=== What you have to do ===
Please set down all the lines beneath this one exactly, without the pictures.

====

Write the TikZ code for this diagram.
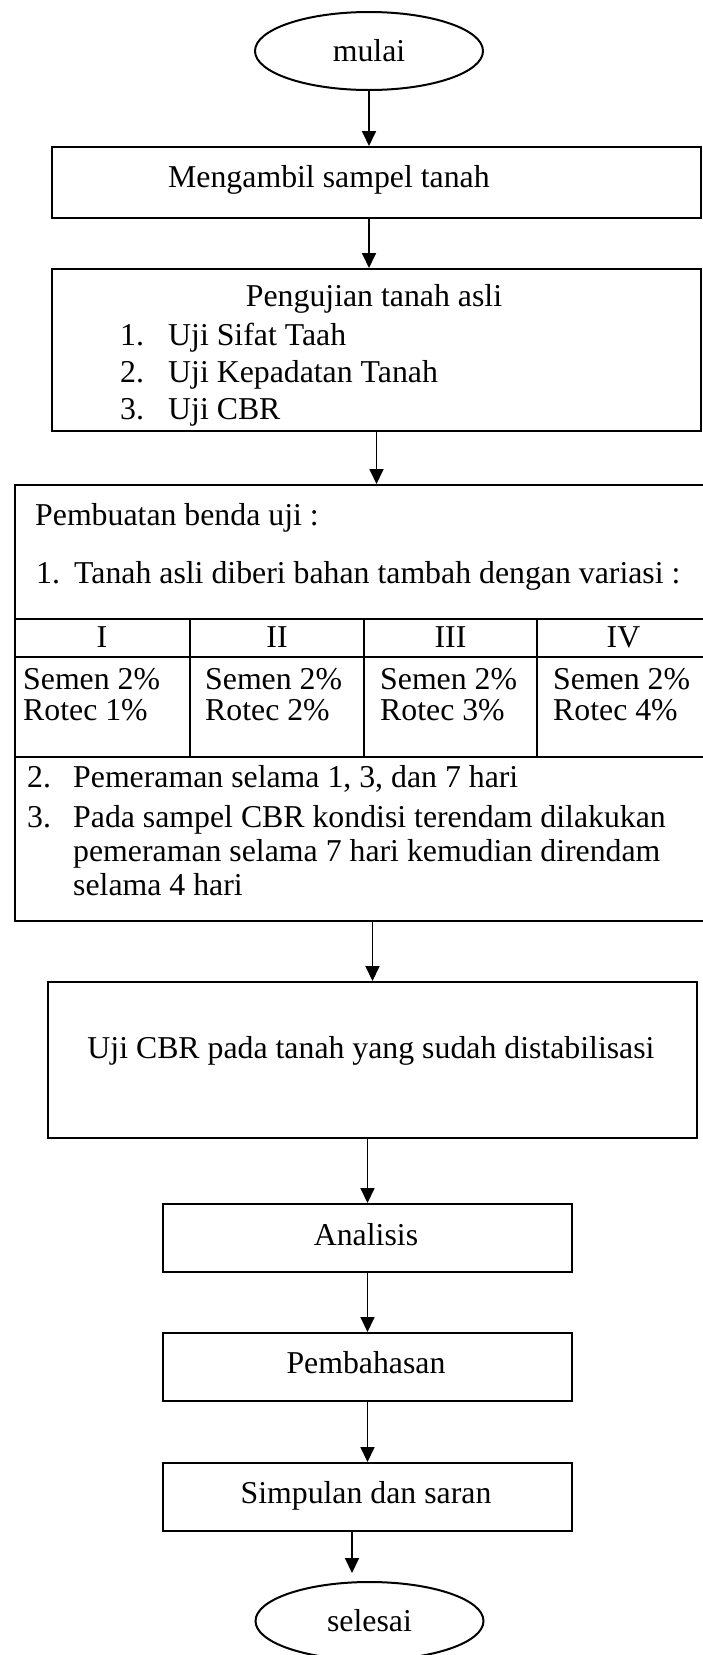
\documentclass[tikz,border=0pt]{standalone}
\usepackage{fontspec}
\setmainfont{Liberation Serif}
\usetikzlibrary{shapes.geometric,arrows.meta}

\tikzset{
  procbox/.style={draw, rectangle, anchor=north west, line width=2pt, inner sep=0pt},
  terminal/.style={draw, ellipse, line width=2pt, minimum width=228pt, minimum height=78pt, inner sep=0pt},
  txt/.style={anchor=base west, inner sep=0pt},
  ctxt/.style={anchor=base, inner sep=0pt},
  flow/.style={line width=1.8pt, -{Triangle[length=15pt,width=14pt]}}
}

\begin{document}
\begin{tikzpicture}[x=1pt, y=-1pt, font=\fontsize{31.8}{36}\selectfont]
  \useasboundingbox (0,0) rectangle (702,1655);
  % start and end
  \node[terminal] (mulai) at (369,51) {mulai};
  \node[terminal] (selesai) at (369.5,1621) {selesai};
  % boxes
  \node[procbox, minimum width=649pt, minimum height=71pt] (ambil) at (51,146) {};
  \node[procbox, minimum width=649pt, minimum height=162pt] (uji) at (51,268) {};
  \node[procbox, minimum width=696pt, minimum height=436pt] (benda) at (14,484) {};
  \node[procbox, minimum width=649pt, minimum height=156pt] (cbr) at (47,981) {};
  \node[procbox, minimum width=409pt, minimum height=68pt] (analisis) at (162,1203) {};
  \node[procbox, minimum width=409pt, minimum height=68pt] (bahas) at (162,1332) {};
  \node[procbox, minimum width=409pt, minimum height=68pt] (simpul) at (162,1462) {};
  % part for the first two boxes
  \node[txt] (ambiltxt) at (168,187) {Mengambil sampel tanah};
  \node[ctxt] (ujitxt) at (374,306) {Pengujian tanah asli};
  \foreach \i/\yb/\t in {1/345/Uji Sifat Taah, 2/382/Uji Kepadatan Tanah, 3/419/Uji CBR} {
    \node[txt] (ujino\i) at (120,\yb) {\i.};
    \node[txt] (ujiitem\i) at (168,\yb) {\t};
  }
  % part for the test specimens
  \node[txt] (pembuatan) at (35,525) {Pembuatan benda uji :};
  \node[txt] (bendano1) at (36,583) {1.};
  \node[txt] (variasi) at (74,583) {Tanah asli diberi bahan tambah dengan variasi :};
  \draw[line width=1.6pt]
    (14,619) -- (710,619)
    (14,657) -- (710,657)
    (14,757) -- (710,757);
  \foreach \x in {190,364,537}
    \draw[line width=1.6pt] (\x,619) -- (\x,757);
  \foreach \nm/\x [count=\i] in {I/102,II/277,III/450.5,IV/623.5}
    \node[ctxt] (var\i) at (\x,647) {\nm};
  \foreach \x [count=\i] in {23,205,380,553} {
    \node[txt] (semen\i) at (\x,689) {Semen 2\%};
    \node[txt] (rotec\i) at (\x,720) {Rotec \i\%};
  }
  \node[txt] (bendano2) at (27,787) {2.};
  \node[txt] (peram) at (73,787) {Pemeraman selama 1, 3, dan 7 hari};
  \node[txt] (bendano3) at (27,827) {3.};
  \node[txt] (rendam1) at (73,827) {Pada sampel CBR kondisi terendam dilakukan};
  \node[txt] (rendam2) at (73,861) {pemeraman selama 7 hari kemudian direndam};
  \node[txt] (rendam3) at (73,895) {selama 4 hari};
  % part for the last boxes
  \node[ctxt] (cbrtxt) at (371,1058) {Uji CBR pada tanah yang sudah distabilisasi};
  \node[ctxt] (analisistxt) at (366,1245) {Analisis};
  \node[ctxt] (bahastxt) at (366,1373) {Pembahasan};
  \node[ctxt] (simpultxt) at (366,1503) {Simpulan dan saran};
  % arrows
  \coordinate (ujung) at (352,1573);
  \draw[flow] (mulai.south) -- (mulai.south |- ambil.north);
  \draw[flow] (ambil.south -| mulai.south) -- (mulai.south |- uji.north);
  \draw[flow] (uji.south) -- (uji.south |- benda.north);
  \draw[flow] (cbr.north |- benda.south) -- (cbr.north);
  \draw[flow] (analisis.north |- cbr.south) -- (analisis.north);
  \draw[flow] (analisis.south) -- (bahas.north);
  \draw[flow] (bahas.south) -- (simpul.north);
  \draw[flow] (ujung |- simpul.south) -- (ujung);
\end{tikzpicture}
\end{document}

====

=== Finished exercise ===
Write the TikZ code for this diagram.
\documentclass[tikz,border=0pt]{standalone}
\usepackage{fontspec}
\setmainfont{Liberation Serif}
\usetikzlibrary{shapes.geometric,arrows.meta}

\tikzset{
  procbox/.style={draw, rectangle, anchor=north west, line width=2pt, inner sep=0pt},
  terminal/.style={draw, ellipse, line width=2pt, minimum width=228pt, minimum height=78pt, inner sep=0pt},
  txt/.style={anchor=base west, inner sep=0pt},
  ctxt/.style={anchor=base, inner sep=0pt},
  flow/.style={line width=1.8pt, -{Triangle[length=15pt,width=14pt]}}
}

\begin{document}
\begin{tikzpicture}[x=1pt, y=-1pt, font=\fontsize{31.8}{36}\selectfont]
  \useasboundingbox (0,0) rectangle (702,1655);
  % start and end
  \node[terminal] (mulai) at (369,51) {mulai};
  \node[terminal] (selesai) at (369.5,1621) {selesai};
  % boxes
  \node[procbox, minimum width=649pt, minimum height=71pt] (ambil) at (51,146) {};
  \node[procbox, minimum width=649pt, minimum height=162pt] (uji) at (51,268) {};
  \node[procbox, minimum width=696pt, minimum height=436pt] (benda) at (14,484) {};
  \node[procbox, minimum width=649pt, minimum height=156pt] (cbr) at (47,981) {};
  \node[procbox, minimum width=409pt, minimum height=68pt] (analisis) at (162,1203) {};
  \node[procbox, minimum width=409pt, minimum height=68pt] (bahas) at (162,1332) {};
  \node[procbox, minimum width=409pt, minimum height=68pt] (simpul) at (162,1462) {};
  % part for the first two boxes
  \node[txt] (ambiltxt) at (168,187) {Mengambil sampel tanah};
  \node[ctxt] (ujitxt) at (374,306) {Pengujian tanah asli};
  \foreach \i/\yb/\t in {1/345/Uji Sifat Taah, 2/382/Uji Kepadatan Tanah, 3/419/Uji CBR} {
    \node[txt] (ujino\i) at (120,\yb) {\i.};
    \node[txt] (ujiitem\i) at (168,\yb) {\t};
  }
  % part for the test specimens
  \node[txt] (pembuatan) at (35,525) {Pembuatan benda uji :};
  \node[txt] (bendano1) at (36,583) {1.};
  \node[txt] (variasi) at (74,583) {Tanah asli diberi bahan tambah dengan variasi :};
  \draw[line width=1.6pt]
    (14,619) -- (710,619)
    (14,657) -- (710,657)
    (14,757) -- (710,757);
  \foreach \x in {190,364,537}
    \draw[line width=1.6pt] (\x,619) -- (\x,757);
  \foreach \nm/\x [count=\i] in {I/102,II/277,III/450.5,IV/623.5}
    \node[ctxt] (var\i) at (\x,647) {\nm};
  \foreach \x [count=\i] in {23,205,380,553} {
    \node[txt] (semen\i) at (\x,689) {Semen 2\%};
    \node[txt] (rotec\i) at (\x,720) {Rotec \i\%};
  }
  \node[txt] (bendano2) at (27,787) {2.};
  \node[txt] (peram) at (73,787) {Pemeraman selama 1, 3, dan 7 hari};
  \node[txt] (bendano3) at (27,827) {3.};
  \node[txt] (rendam1) at (73,827) {Pada sampel CBR kondisi terendam dilakukan};
  \node[txt] (rendam2) at (73,861) {pemeraman selama 7 hari kemudian direndam};
  \node[txt] (rendam3) at (73,895) {selama 4 hari};
  % part for the last boxes
  \node[ctxt] (cbrtxt) at (371,1058) {Uji CBR pada tanah yang sudah distabilisasi};
  \node[ctxt] (analisistxt) at (366,1245) {Analisis};
  \node[ctxt] (bahastxt) at (366,1373) {Pembahasan};
  \node[ctxt] (simpultxt) at (366,1503) {Simpulan dan saran};
  % arrows
  \coordinate (ujung) at (352,1573);
  \draw[flow] (mulai.south) -- (mulai.south |- ambil.north);
  \draw[flow] (ambil.south -| mulai.south) -- (mulai.south |- uji.north);
  \draw[flow] (uji.south) -- (uji.south |- benda.north);
  \draw[flow] (cbr.north |- benda.south) -- (cbr.north);
  \draw[flow] (analisis.north |- cbr.south) -- (analisis.north);
  \draw[flow] (analisis.south) -- (bahas.north);
  \draw[flow] (bahas.south) -- (simpul.north);
  \draw[flow] (ujung |- simpul.south) -- (ujung);
\end{tikzpicture}
\end{document}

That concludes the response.